# GTR FIA GT Racing Game Windows 7



## Tece (22. November 2009)

Hallo,
 erstmal vorweg hübsches forum finde hier oft gute tipps und ratschläge..
 aber zu diesen thema leider noch nicht..

 und zwar ich hab windows 7 ultimate 32bit und möchte gerne GTR FIA GT Racing Game  das spiel ist ja net mehr so aktuell .. kann man es trotzdem mit win 7 zocken bei mir hängts immer wieder bei diesen kopierschut und das ich neusttarten soll...
 Bitte um hilfe


----------



## Herbboy (22. November 2009)

Tece schrieb:


> Hallo,
> erstmal vorweg hübsches forum finde hier oft gute tipps und ratschläge..
> aber zu diesen thema leider noch nicht..
> 
> ...


 sind denn alle treiber aktuell? board, graifdk usw.? windows aktualisiert? du konntest es aber installieren, doer? vlt. starte das spiel dabb mal als administrator, also geh mal in den ordner, wo das soiel ist, und dann die start-datei des spiels rechtsklicken "als admin öffnen" oder so

 hast du irgendwelche brenntools auf dem `PC?


----------



## NOODLES_SOS (23. November 2009)

Benutzt GTR 1 auch Starforce?

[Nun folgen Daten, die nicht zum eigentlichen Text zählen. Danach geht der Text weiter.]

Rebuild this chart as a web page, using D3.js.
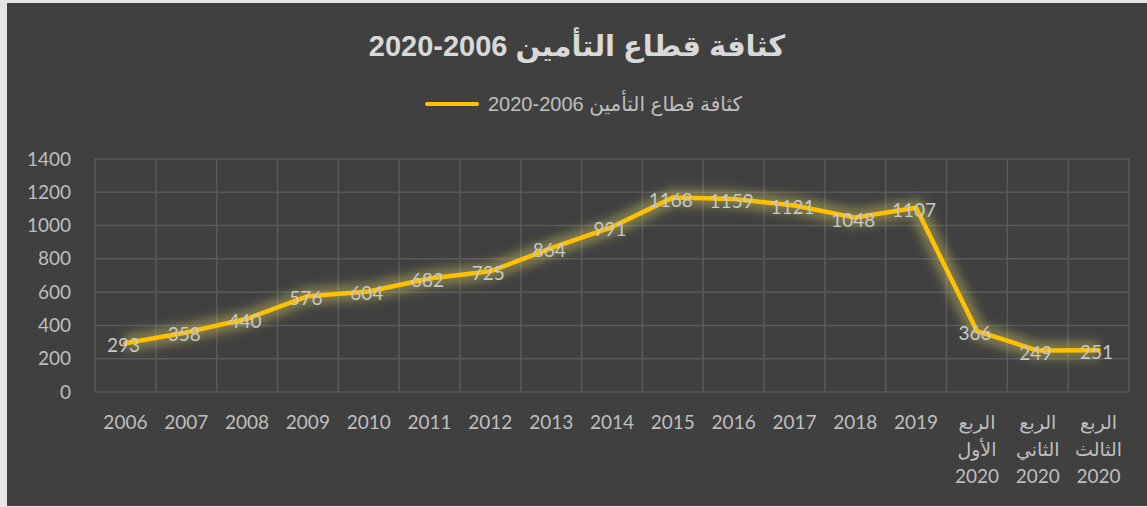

Zumindest bei GTL ist das so und die alte Version von der CD ist nicht mit Win7 (und Vista) kompatibel. Schaue mal bei Starforce vorbei ob ein manuelles Update funktioniert.


----------



## PcGames-User-1542 (22. Februar 2010)

wie funktioniert installiert man das manuell (Version 5.5) ?


----------